= Data section =
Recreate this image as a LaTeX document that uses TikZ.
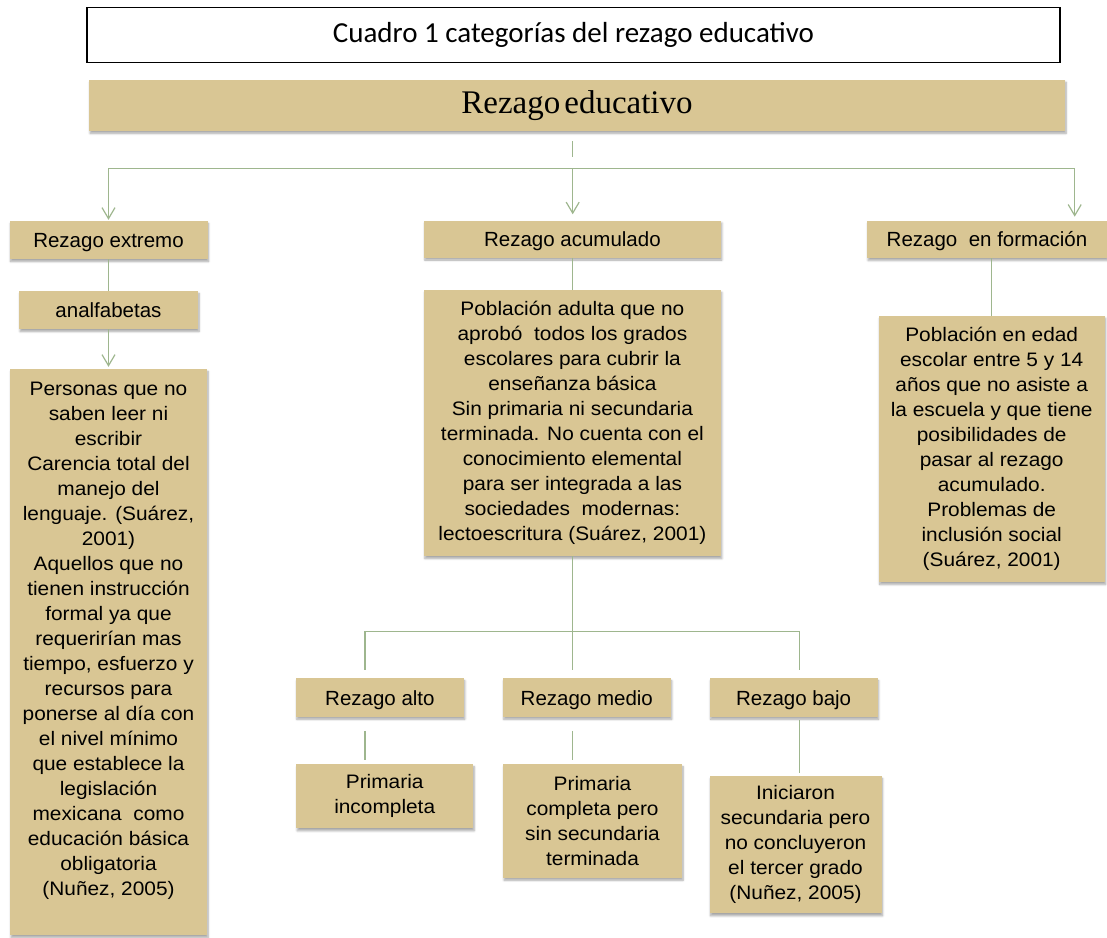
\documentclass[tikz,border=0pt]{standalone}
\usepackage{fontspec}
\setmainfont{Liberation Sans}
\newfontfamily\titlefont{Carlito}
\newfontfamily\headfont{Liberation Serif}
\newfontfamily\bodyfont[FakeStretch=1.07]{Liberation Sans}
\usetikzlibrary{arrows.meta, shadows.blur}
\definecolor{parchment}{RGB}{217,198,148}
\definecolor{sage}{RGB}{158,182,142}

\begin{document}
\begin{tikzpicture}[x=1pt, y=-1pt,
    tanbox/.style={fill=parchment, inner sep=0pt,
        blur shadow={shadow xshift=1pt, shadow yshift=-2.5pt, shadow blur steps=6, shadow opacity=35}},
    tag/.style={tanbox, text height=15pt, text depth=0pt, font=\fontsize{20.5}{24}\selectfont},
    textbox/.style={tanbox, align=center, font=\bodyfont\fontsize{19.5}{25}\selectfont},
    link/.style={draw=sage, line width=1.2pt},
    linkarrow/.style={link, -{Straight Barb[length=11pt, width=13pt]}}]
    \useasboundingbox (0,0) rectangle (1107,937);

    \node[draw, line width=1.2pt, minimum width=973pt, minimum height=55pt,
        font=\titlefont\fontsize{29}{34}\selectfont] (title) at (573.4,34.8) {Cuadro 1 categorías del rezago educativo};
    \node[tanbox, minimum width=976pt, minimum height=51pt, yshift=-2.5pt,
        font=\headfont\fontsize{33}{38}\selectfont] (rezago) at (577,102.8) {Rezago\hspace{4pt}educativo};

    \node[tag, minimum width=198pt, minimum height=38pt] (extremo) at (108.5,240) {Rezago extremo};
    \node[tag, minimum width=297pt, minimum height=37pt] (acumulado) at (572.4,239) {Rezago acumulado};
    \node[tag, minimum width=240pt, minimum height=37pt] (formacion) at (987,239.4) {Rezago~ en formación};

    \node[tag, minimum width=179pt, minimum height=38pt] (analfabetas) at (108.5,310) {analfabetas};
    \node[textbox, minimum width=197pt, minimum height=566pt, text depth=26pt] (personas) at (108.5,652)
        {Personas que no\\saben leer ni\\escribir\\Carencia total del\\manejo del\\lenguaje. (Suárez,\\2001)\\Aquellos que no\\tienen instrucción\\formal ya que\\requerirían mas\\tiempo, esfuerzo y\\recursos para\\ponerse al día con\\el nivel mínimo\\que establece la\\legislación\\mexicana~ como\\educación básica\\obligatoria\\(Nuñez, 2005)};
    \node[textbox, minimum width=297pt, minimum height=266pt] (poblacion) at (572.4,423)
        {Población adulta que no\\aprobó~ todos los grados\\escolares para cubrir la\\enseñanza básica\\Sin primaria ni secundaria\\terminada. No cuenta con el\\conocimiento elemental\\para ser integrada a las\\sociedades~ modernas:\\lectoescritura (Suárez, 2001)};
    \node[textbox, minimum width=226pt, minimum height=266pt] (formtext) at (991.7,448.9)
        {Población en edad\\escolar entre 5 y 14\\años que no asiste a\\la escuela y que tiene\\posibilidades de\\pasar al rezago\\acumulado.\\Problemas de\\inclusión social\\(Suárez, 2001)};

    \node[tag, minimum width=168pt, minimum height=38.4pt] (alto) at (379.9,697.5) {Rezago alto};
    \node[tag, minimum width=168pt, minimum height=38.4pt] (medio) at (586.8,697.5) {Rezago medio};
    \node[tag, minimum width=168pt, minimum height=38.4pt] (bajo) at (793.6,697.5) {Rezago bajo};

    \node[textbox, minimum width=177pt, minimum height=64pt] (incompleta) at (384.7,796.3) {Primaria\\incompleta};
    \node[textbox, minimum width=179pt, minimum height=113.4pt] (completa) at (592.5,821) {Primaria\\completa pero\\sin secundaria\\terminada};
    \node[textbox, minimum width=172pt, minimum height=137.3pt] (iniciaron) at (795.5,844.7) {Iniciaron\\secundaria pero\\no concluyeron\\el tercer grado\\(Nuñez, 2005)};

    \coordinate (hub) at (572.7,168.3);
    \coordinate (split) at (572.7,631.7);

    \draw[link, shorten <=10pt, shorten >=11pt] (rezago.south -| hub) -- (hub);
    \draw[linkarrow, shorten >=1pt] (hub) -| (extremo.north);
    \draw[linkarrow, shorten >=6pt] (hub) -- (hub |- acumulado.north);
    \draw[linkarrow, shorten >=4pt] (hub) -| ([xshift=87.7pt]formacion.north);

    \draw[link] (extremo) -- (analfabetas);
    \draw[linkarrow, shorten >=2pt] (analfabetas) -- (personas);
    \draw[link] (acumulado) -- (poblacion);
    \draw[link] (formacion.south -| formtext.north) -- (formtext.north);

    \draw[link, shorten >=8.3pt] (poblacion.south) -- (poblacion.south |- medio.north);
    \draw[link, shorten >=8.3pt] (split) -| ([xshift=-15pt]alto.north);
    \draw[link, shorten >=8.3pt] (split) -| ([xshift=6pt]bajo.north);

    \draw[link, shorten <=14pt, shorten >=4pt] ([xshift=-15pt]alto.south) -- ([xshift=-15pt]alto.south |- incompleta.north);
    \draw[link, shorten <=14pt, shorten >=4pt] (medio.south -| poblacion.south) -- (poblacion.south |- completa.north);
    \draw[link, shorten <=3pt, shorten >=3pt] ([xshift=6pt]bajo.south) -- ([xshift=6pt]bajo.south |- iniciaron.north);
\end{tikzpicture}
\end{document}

= Task description =
Return the listing above word for word, with the pictures removed.

= Solved exercise =
Recreate this image as a LaTeX document that uses TikZ.
\documentclass[tikz,border=0pt]{standalone}
\usepackage{fontspec}
\setmainfont{Liberation Sans}
\newfontfamily\titlefont{Carlito}
\newfontfamily\headfont{Liberation Serif}
\newfontfamily\bodyfont[FakeStretch=1.07]{Liberation Sans}
\usetikzlibrary{arrows.meta, shadows.blur}
\definecolor{parchment}{RGB}{217,198,148}
\definecolor{sage}{RGB}{158,182,142}

\begin{document}
\begin{tikzpicture}[x=1pt, y=-1pt,
    tanbox/.style={fill=parchment, inner sep=0pt,
        blur shadow={shadow xshift=1pt, shadow yshift=-2.5pt, shadow blur steps=6, shadow opacity=35}},
    tag/.style={tanbox, text height=15pt, text depth=0pt, font=\fontsize{20.5}{24}\selectfont},
    textbox/.style={tanbox, align=center, font=\bodyfont\fontsize{19.5}{25}\selectfont},
    link/.style={draw=sage, line width=1.2pt},
    linkarrow/.style={link, -{Straight Barb[length=11pt, width=13pt]}}]
    \useasboundingbox (0,0) rectangle (1107,937);

    \node[draw, line width=1.2pt, minimum width=973pt, minimum height=55pt,
        font=\titlefont\fontsize{29}{34}\selectfont] (title) at (573.4,34.8) {Cuadro 1 categorías del rezago educativo};
    \node[tanbox, minimum width=976pt, minimum height=51pt, yshift=-2.5pt,
        font=\headfont\fontsize{33}{38}\selectfont] (rezago) at (577,102.8) {Rezago\hspace{4pt}educativo};

    \node[tag, minimum width=198pt, minimum height=38pt] (extremo) at (108.5,240) {Rezago extremo};
    \node[tag, minimum width=297pt, minimum height=37pt] (acumulado) at (572.4,239) {Rezago acumulado};
    \node[tag, minimum width=240pt, minimum height=37pt] (formacion) at (987,239.4) {Rezago~ en formación};

    \node[tag, minimum width=179pt, minimum height=38pt] (analfabetas) at (108.5,310) {analfabetas};
    \node[textbox, minimum width=197pt, minimum height=566pt, text depth=26pt] (personas) at (108.5,652)
        {Personas que no\\saben leer ni\\escribir\\Carencia total del\\manejo del\\lenguaje. (Suárez,\\2001)\\Aquellos que no\\tienen instrucción\\formal ya que\\requerirían mas\\tiempo, esfuerzo y\\recursos para\\ponerse al día con\\el nivel mínimo\\que establece la\\legislación\\mexicana~ como\\educación básica\\obligatoria\\(Nuñez, 2005)};
    \node[textbox, minimum width=297pt, minimum height=266pt] (poblacion) at (572.4,423)
        {Población adulta que no\\aprobó~ todos los grados\\escolares para cubrir la\\enseñanza básica\\Sin primaria ni secundaria\\terminada. No cuenta con el\\conocimiento elemental\\para ser integrada a las\\sociedades~ modernas:\\lectoescritura (Suárez, 2001)};
    \node[textbox, minimum width=226pt, minimum height=266pt] (formtext) at (991.7,448.9)
        {Población en edad\\escolar entre 5 y 14\\años que no asiste a\\la escuela y que tiene\\posibilidades de\\pasar al rezago\\acumulado.\\Problemas de\\inclusión social\\(Suárez, 2001)};

    \node[tag, minimum width=168pt, minimum height=38.4pt] (alto) at (379.9,697.5) {Rezago alto};
    \node[tag, minimum width=168pt, minimum height=38.4pt] (medio) at (586.8,697.5) {Rezago medio};
    \node[tag, minimum width=168pt, minimum height=38.4pt] (bajo) at (793.6,697.5) {Rezago bajo};

    \node[textbox, minimum width=177pt, minimum height=64pt] (incompleta) at (384.7,796.3) {Primaria\\incompleta};
    \node[textbox, minimum width=179pt, minimum height=113.4pt] (completa) at (592.5,821) {Primaria\\completa pero\\sin secundaria\\terminada};
    \node[textbox, minimum width=172pt, minimum height=137.3pt] (iniciaron) at (795.5,844.7) {Iniciaron\\secundaria pero\\no concluyeron\\el tercer grado\\(Nuñez, 2005)};

    \coordinate (hub) at (572.7,168.3);
    \coordinate (split) at (572.7,631.7);

    \draw[link, shorten <=10pt, shorten >=11pt] (rezago.south -| hub) -- (hub);
    \draw[linkarrow, shorten >=1pt] (hub) -| (extremo.north);
    \draw[linkarrow, shorten >=6pt] (hub) -- (hub |- acumulado.north);
    \draw[linkarrow, shorten >=4pt] (hub) -| ([xshift=87.7pt]formacion.north);

    \draw[link] (extremo) -- (analfabetas);
    \draw[linkarrow, shorten >=2pt] (analfabetas) -- (personas);
    \draw[link] (acumulado) -- (poblacion);
    \draw[link] (formacion.south -| formtext.north) -- (formtext.north);

    \draw[link, shorten >=8.3pt] (poblacion.south) -- (poblacion.south |- medio.north);
    \draw[link, shorten >=8.3pt] (split) -| ([xshift=-15pt]alto.north);
    \draw[link, shorten >=8.3pt] (split) -| ([xshift=6pt]bajo.north);

    \draw[link, shorten <=14pt, shorten >=4pt] ([xshift=-15pt]alto.south) -- ([xshift=-15pt]alto.south |- incompleta.north);
    \draw[link, shorten <=14pt, shorten >=4pt] (medio.south -| poblacion.south) -- (poblacion.south |- completa.north);
    \draw[link, shorten <=3pt, shorten >=3pt] ([xshift=6pt]bajo.south) -- ([xshift=6pt]bajo.south |- iniciaron.north);
\end{tikzpicture}
\end{document}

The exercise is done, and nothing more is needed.